**Problem:** Look below for the line containing "Write a Python" and the line containing "plt.rcParams['axes.unicode_minus'] = False"; repeat exactly those two lines and all lines between them, and nothing else.

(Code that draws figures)
╔══
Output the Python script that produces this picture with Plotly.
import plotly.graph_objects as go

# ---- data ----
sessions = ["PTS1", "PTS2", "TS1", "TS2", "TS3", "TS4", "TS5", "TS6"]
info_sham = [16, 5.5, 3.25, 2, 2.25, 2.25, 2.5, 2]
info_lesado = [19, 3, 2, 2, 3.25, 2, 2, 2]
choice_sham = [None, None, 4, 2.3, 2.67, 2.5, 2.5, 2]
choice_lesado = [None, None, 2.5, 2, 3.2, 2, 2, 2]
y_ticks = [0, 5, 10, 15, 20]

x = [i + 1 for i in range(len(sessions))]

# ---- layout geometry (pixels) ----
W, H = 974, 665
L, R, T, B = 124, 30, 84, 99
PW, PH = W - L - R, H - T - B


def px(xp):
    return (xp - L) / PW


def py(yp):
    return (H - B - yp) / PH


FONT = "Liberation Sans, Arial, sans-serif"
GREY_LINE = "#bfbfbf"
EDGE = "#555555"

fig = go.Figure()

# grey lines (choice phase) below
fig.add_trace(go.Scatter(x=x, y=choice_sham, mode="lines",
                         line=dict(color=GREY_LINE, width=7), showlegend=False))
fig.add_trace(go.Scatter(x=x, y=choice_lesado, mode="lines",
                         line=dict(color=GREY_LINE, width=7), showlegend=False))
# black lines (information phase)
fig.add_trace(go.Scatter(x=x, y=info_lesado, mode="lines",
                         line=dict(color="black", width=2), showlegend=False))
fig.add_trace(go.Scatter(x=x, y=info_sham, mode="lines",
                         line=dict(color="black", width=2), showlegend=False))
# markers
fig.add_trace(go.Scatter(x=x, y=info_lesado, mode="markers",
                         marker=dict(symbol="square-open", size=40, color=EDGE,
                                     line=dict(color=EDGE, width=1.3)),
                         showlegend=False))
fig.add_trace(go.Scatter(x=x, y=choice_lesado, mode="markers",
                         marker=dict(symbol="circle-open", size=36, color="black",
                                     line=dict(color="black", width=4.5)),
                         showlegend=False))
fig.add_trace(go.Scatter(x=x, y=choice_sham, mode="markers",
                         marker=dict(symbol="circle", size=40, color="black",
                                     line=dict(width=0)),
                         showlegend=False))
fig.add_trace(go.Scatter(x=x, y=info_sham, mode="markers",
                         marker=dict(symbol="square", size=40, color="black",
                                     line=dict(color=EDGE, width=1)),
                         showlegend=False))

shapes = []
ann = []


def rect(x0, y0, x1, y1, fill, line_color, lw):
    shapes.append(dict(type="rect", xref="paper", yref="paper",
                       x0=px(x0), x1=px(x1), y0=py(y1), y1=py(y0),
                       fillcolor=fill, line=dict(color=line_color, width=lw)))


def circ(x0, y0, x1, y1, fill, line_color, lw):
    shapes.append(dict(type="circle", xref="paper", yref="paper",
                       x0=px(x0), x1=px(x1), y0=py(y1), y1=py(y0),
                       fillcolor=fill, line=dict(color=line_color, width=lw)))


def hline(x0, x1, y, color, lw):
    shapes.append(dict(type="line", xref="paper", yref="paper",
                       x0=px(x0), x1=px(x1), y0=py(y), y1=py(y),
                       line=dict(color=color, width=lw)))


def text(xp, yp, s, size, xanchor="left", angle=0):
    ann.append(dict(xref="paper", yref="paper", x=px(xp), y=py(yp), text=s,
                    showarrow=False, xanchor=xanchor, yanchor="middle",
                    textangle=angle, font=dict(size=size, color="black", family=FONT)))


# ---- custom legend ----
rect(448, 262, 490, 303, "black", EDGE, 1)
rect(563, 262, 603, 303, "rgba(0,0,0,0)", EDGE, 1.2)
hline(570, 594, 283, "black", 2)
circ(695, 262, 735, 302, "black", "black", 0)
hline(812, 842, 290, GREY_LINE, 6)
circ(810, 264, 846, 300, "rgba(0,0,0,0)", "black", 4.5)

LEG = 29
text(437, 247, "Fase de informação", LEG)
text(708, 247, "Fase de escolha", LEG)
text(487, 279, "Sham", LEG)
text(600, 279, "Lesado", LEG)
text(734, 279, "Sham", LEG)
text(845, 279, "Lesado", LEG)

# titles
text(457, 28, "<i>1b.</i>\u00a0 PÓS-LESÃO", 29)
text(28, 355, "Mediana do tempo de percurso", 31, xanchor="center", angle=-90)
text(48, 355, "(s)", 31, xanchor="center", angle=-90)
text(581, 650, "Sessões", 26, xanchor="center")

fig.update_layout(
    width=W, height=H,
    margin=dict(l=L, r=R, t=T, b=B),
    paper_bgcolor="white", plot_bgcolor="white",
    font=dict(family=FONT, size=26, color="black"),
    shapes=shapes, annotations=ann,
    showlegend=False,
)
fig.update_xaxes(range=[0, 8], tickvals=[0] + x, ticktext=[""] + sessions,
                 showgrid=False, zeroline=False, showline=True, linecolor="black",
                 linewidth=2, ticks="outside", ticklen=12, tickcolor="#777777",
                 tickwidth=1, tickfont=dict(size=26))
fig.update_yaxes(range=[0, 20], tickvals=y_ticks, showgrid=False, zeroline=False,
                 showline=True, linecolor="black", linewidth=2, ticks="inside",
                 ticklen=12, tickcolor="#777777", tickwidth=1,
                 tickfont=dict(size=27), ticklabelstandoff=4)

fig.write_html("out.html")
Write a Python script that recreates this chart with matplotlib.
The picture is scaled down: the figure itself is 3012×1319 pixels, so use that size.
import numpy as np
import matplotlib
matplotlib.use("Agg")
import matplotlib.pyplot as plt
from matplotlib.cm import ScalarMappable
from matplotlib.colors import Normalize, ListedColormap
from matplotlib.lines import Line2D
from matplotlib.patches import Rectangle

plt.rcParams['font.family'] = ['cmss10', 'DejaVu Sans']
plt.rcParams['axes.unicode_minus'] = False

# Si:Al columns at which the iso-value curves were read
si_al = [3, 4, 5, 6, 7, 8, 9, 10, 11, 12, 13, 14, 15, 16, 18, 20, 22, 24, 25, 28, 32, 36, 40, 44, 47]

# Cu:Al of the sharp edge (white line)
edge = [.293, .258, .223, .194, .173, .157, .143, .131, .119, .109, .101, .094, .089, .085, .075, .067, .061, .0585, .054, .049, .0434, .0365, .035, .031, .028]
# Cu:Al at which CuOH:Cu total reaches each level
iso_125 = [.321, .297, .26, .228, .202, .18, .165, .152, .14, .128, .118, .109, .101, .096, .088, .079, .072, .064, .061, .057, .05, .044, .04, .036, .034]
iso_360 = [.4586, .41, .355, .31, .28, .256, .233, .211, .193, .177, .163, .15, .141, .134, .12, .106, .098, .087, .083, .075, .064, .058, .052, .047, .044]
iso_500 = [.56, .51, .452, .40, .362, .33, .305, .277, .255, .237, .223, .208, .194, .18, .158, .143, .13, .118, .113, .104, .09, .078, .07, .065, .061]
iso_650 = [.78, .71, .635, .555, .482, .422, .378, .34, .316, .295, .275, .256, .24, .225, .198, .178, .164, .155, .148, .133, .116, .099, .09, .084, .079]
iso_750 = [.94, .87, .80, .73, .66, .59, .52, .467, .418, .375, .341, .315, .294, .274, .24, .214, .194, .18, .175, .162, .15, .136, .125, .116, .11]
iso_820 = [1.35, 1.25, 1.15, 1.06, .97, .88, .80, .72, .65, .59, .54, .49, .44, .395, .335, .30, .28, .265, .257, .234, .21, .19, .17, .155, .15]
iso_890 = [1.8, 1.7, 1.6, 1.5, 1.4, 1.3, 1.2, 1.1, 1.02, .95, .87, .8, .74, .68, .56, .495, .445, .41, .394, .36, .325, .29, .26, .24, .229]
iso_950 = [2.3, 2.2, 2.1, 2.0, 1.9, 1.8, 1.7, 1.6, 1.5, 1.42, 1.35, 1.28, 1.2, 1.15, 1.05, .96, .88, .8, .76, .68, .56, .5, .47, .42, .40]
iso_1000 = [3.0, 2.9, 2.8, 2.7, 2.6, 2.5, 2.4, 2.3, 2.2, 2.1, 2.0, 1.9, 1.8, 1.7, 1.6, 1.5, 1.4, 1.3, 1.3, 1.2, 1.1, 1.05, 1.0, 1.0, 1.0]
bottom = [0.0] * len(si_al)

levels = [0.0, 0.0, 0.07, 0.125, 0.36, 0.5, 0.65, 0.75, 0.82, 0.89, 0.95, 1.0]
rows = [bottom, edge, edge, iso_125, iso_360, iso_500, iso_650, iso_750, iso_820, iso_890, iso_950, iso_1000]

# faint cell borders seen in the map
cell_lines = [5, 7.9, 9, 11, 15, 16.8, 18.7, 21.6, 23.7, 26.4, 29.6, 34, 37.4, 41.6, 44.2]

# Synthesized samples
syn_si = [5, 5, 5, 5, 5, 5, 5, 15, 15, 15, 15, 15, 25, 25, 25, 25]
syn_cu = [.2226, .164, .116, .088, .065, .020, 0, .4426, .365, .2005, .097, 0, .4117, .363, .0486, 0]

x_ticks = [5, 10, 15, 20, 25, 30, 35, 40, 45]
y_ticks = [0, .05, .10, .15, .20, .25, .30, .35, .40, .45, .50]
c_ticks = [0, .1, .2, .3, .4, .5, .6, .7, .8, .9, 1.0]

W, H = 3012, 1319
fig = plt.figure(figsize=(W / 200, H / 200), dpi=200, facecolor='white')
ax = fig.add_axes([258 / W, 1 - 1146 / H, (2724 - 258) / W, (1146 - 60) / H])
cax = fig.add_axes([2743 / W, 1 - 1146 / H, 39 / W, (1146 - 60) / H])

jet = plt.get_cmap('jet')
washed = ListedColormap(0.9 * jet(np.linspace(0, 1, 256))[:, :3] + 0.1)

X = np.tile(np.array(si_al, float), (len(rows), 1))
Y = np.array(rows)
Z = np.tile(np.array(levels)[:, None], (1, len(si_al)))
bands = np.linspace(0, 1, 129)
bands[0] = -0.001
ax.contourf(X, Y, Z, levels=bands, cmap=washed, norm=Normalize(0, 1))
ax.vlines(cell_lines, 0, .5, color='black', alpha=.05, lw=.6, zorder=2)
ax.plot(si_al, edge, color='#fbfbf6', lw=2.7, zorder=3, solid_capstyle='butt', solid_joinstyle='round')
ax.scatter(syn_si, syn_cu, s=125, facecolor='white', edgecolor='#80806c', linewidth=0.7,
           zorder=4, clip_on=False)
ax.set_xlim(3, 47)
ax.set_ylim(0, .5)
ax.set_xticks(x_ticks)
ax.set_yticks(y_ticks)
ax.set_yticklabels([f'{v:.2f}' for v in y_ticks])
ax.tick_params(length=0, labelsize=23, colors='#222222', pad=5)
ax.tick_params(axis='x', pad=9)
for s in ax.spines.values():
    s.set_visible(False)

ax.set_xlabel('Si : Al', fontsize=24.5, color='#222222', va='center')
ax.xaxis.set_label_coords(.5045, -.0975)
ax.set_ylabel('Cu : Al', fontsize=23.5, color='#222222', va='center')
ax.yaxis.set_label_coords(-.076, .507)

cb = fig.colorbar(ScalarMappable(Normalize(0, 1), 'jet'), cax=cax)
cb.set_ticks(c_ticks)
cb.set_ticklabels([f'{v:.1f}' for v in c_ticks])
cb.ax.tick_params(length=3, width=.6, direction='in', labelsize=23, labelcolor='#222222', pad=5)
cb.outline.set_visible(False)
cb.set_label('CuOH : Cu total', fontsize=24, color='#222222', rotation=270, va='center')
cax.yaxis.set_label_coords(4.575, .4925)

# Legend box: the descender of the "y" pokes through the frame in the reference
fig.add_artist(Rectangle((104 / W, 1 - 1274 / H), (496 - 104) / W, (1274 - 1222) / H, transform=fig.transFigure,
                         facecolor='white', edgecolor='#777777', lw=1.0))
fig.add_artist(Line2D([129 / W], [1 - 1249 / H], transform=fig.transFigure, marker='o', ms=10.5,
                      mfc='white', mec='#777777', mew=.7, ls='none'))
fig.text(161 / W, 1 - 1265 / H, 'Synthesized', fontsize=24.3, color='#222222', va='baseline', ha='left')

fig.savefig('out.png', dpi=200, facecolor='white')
╚══
**Exercise answer:**
Write a Python script that recreates this chart with matplotlib.
The picture is scaled down: the figure itself is 3012×1319 pixels, so use that size.
import numpy as np
import matplotlib
matplotlib.use("Agg")
import matplotlib.pyplot as plt
from matplotlib.cm import ScalarMappable
from matplotlib.colors import Normalize, ListedColormap
from matplotlib.lines import Line2D
from matplotlib.patches import Rectangle

plt.rcParams['font.family'] = ['cmss10', 'DejaVu Sans']
plt.rcParams['axes.unicode_minus'] = False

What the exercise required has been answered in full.